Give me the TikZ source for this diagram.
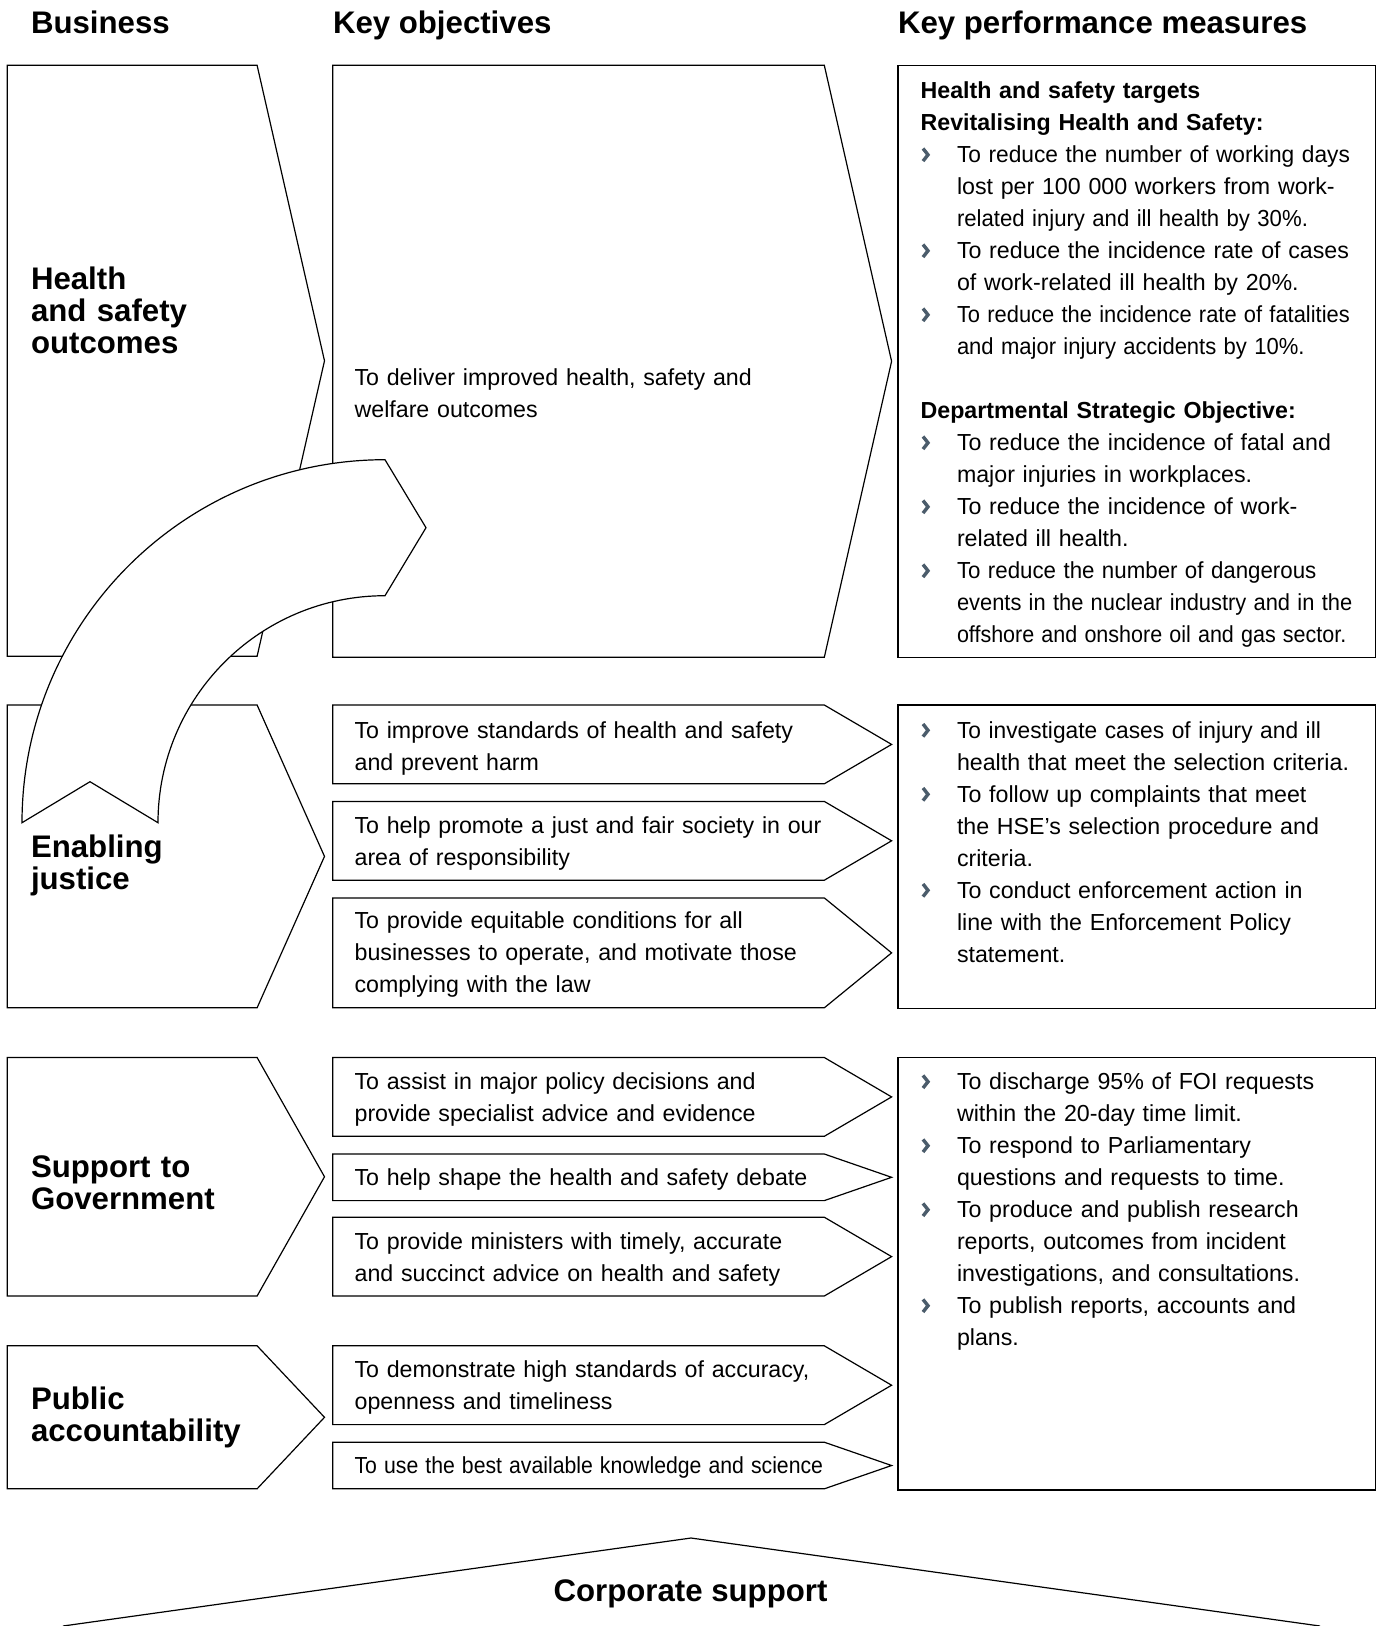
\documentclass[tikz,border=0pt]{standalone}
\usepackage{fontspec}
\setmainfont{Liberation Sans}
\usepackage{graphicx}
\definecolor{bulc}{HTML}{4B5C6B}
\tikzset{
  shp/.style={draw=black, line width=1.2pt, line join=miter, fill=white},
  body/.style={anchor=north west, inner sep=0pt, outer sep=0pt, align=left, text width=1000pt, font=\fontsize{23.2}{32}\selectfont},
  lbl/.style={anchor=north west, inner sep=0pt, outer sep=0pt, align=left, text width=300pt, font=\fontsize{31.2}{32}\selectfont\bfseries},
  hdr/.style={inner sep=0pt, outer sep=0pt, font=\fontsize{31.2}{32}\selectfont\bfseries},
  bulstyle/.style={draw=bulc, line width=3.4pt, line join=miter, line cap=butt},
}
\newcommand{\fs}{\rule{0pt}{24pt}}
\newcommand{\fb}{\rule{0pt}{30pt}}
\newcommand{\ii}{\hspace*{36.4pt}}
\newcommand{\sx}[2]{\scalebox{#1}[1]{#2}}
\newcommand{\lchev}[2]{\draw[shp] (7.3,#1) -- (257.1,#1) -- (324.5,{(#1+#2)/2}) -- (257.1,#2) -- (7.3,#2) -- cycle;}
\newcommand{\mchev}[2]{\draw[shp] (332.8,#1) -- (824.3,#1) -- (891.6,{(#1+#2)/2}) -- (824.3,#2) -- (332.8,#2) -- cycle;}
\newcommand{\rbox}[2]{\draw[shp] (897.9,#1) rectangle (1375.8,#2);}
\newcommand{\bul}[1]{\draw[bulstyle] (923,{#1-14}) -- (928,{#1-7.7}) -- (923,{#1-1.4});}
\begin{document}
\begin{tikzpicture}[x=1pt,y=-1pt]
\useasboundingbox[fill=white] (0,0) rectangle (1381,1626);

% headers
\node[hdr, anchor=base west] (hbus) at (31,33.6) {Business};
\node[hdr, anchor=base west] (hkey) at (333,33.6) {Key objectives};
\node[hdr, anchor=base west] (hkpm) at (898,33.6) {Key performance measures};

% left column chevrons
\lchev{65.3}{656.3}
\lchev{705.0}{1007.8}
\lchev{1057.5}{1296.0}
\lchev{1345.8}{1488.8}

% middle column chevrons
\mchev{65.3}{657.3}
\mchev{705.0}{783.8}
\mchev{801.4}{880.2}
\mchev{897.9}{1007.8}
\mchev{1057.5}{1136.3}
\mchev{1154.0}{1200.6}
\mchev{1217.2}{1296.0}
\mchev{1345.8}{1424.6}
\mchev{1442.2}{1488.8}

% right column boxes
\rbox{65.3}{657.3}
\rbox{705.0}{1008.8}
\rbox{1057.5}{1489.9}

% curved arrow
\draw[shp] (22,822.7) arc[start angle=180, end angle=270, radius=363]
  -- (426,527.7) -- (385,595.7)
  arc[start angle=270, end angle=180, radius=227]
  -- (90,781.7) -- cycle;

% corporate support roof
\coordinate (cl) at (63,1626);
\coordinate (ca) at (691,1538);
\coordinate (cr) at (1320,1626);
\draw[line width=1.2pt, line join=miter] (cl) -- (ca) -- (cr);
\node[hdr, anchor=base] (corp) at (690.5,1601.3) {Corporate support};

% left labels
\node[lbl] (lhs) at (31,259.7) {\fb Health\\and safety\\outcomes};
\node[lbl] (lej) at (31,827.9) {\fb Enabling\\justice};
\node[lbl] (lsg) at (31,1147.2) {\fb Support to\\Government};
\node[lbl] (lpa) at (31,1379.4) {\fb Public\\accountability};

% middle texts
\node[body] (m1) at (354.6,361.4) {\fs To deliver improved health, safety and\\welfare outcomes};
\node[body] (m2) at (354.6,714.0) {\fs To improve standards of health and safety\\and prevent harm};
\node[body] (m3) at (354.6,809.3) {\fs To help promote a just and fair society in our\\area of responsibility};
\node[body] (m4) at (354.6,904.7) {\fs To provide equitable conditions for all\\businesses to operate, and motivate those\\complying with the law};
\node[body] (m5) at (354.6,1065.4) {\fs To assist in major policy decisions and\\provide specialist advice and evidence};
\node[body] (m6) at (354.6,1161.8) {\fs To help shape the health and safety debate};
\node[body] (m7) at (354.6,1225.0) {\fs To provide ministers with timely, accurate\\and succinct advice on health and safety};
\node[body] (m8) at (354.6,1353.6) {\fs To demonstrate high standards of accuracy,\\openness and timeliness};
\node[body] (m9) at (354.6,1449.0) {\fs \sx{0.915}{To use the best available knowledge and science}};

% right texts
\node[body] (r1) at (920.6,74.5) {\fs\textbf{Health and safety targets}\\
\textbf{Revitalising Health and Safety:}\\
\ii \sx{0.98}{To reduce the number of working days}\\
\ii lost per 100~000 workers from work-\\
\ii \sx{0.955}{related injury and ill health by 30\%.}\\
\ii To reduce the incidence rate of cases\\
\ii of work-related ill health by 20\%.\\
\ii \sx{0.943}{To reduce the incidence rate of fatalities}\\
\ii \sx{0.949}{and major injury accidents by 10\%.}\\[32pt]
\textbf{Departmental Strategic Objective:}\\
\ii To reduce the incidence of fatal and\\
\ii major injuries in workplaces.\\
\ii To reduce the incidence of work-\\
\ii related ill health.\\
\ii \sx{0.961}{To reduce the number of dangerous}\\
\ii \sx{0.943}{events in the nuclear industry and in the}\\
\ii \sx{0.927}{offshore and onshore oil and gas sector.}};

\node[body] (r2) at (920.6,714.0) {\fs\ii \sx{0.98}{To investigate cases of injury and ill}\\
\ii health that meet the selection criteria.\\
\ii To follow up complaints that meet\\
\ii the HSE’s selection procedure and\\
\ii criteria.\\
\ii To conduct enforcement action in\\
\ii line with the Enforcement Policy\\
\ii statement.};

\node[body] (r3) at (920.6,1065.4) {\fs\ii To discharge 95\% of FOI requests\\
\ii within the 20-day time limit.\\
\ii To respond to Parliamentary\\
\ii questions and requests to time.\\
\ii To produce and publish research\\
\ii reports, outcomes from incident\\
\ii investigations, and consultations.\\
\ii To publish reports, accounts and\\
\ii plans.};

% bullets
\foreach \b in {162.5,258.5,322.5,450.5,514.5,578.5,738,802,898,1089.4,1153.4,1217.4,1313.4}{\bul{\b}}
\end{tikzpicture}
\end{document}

======

= Direction =
Write out the material above again, word for word, minus its pictures.

= Written answer =
Give me the TikZ source for this diagram.
\documentclass[tikz,border=0pt]{standalone}
\usepackage{fontspec}
\setmainfont{Liberation Sans}
\usepackage{graphicx}
\definecolor{bulc}{HTML}{4B5C6B}
\tikzset{
  shp/.style={draw=black, line width=1.2pt, line join=miter, fill=white},
  body/.style={anchor=north west, inner sep=0pt, outer sep=0pt, align=left, text width=1000pt, font=\fontsize{23.2}{32}\selectfont},
  lbl/.style={anchor=north west, inner sep=0pt, outer sep=0pt, align=left, text width=300pt, font=\fontsize{31.2}{32}\selectfont\bfseries},
  hdr/.style={inner sep=0pt, outer sep=0pt, font=\fontsize{31.2}{32}\selectfont\bfseries},
  bulstyle/.style={draw=bulc, line width=3.4pt, line join=miter, line cap=butt},
}
\newcommand{\fs}{\rule{0pt}{24pt}}
\newcommand{\fb}{\rule{0pt}{30pt}}
\newcommand{\ii}{\hspace*{36.4pt}}
\newcommand{\sx}[2]{\scalebox{#1}[1]{#2}}
\newcommand{\lchev}[2]{\draw[shp] (7.3,#1) -- (257.1,#1) -- (324.5,{(#1+#2)/2}) -- (257.1,#2) -- (7.3,#2) -- cycle;}
\newcommand{\mchev}[2]{\draw[shp] (332.8,#1) -- (824.3,#1) -- (891.6,{(#1+#2)/2}) -- (824.3,#2) -- (332.8,#2) -- cycle;}
\newcommand{\rbox}[2]{\draw[shp] (897.9,#1) rectangle (1375.8,#2);}
\newcommand{\bul}[1]{\draw[bulstyle] (923,{#1-14}) -- (928,{#1-7.7}) -- (923,{#1-1.4});}
\begin{document}
\begin{tikzpicture}[x=1pt,y=-1pt]
\useasboundingbox[fill=white] (0,0) rectangle (1381,1626);

% headers
\node[hdr, anchor=base west] (hbus) at (31,33.6) {Business};
\node[hdr, anchor=base west] (hkey) at (333,33.6) {Key objectives};
\node[hdr, anchor=base west] (hkpm) at (898,33.6) {Key performance measures};

% left column chevrons
\lchev{65.3}{656.3}
\lchev{705.0}{1007.8}
\lchev{1057.5}{1296.0}
\lchev{1345.8}{1488.8}

% middle column chevrons
\mchev{65.3}{657.3}
\mchev{705.0}{783.8}
\mchev{801.4}{880.2}
\mchev{897.9}{1007.8}
\mchev{1057.5}{1136.3}
\mchev{1154.0}{1200.6}
\mchev{1217.2}{1296.0}
\mchev{1345.8}{1424.6}
\mchev{1442.2}{1488.8}

% right column boxes
\rbox{65.3}{657.3}
\rbox{705.0}{1008.8}
\rbox{1057.5}{1489.9}

% curved arrow
\draw[shp] (22,822.7) arc[start angle=180, end angle=270, radius=363]
  -- (426,527.7) -- (385,595.7)
  arc[start angle=270, end angle=180, radius=227]
  -- (90,781.7) -- cycle;

% corporate support roof
\coordinate (cl) at (63,1626);
\coordinate (ca) at (691,1538);
\coordinate (cr) at (1320,1626);
\draw[line width=1.2pt, line join=miter] (cl) -- (ca) -- (cr);
\node[hdr, anchor=base] (corp) at (690.5,1601.3) {Corporate support};

% left labels
\node[lbl] (lhs) at (31,259.7) {\fb Health\\and safety\\outcomes};
\node[lbl] (lej) at (31,827.9) {\fb Enabling\\justice};
\node[lbl] (lsg) at (31,1147.2) {\fb Support to\\Government};
\node[lbl] (lpa) at (31,1379.4) {\fb Public\\accountability};

% middle texts
\node[body] (m1) at (354.6,361.4) {\fs To deliver improved health, safety and\\welfare outcomes};
\node[body] (m2) at (354.6,714.0) {\fs To improve standards of health and safety\\and prevent harm};
\node[body] (m3) at (354.6,809.3) {\fs To help promote a just and fair society in our\\area of responsibility};
\node[body] (m4) at (354.6,904.7) {\fs To provide equitable conditions for all\\businesses to operate, and motivate those\\complying with the law};
\node[body] (m5) at (354.6,1065.4) {\fs To assist in major policy decisions and\\provide specialist advice and evidence};
\node[body] (m6) at (354.6,1161.8) {\fs To help shape the health and safety debate};
\node[body] (m7) at (354.6,1225.0) {\fs To provide ministers with timely, accurate\\and succinct advice on health and safety};
\node[body] (m8) at (354.6,1353.6) {\fs To demonstrate high standards of accuracy,\\openness and timeliness};
\node[body] (m9) at (354.6,1449.0) {\fs \sx{0.915}{To use the best available knowledge and science}};

% right texts
\node[body] (r1) at (920.6,74.5) {\fs\textbf{Health and safety targets}\\
\textbf{Revitalising Health and Safety:}\\
\ii \sx{0.98}{To reduce the number of working days}\\
\ii lost per 100~000 workers from work-\\
\ii \sx{0.955}{related injury and ill health by 30\%.}\\
\ii To reduce the incidence rate of cases\\
\ii of work-related ill health by 20\%.\\
\ii \sx{0.943}{To reduce the incidence rate of fatalities}\\
\ii \sx{0.949}{and major injury accidents by 10\%.}\\[32pt]
\textbf{Departmental Strategic Objective:}\\
\ii To reduce the incidence of fatal and\\
\ii major injuries in workplaces.\\
\ii To reduce the incidence of work-\\
\ii related ill health.\\
\ii \sx{0.961}{To reduce the number of dangerous}\\
\ii \sx{0.943}{events in the nuclear industry and in the}\\
\ii \sx{0.927}{offshore and onshore oil and gas sector.}};

\node[body] (r2) at (920.6,714.0) {\fs\ii \sx{0.98}{To investigate cases of injury and ill}\\
\ii health that meet the selection criteria.\\
\ii To follow up complaints that meet\\
\ii the HSE’s selection procedure and\\
\ii criteria.\\
\ii To conduct enforcement action in\\
\ii line with the Enforcement Policy\\
\ii statement.};

\node[body] (r3) at (920.6,1065.4) {\fs\ii To discharge 95\% of FOI requests\\
\ii within the 20-day time limit.\\
\ii To respond to Parliamentary\\
\ii questions and requests to time.\\
\ii To produce and publish research\\
\ii reports, outcomes from incident\\
\ii investigations, and consultations.\\
\ii To publish reports, accounts and\\
\ii plans.};

% bullets
\foreach \b in {162.5,258.5,322.5,450.5,514.5,578.5,738,802,898,1089.4,1153.4,1217.4,1313.4}{\bul{\b}}
\end{tikzpicture}
\end{document}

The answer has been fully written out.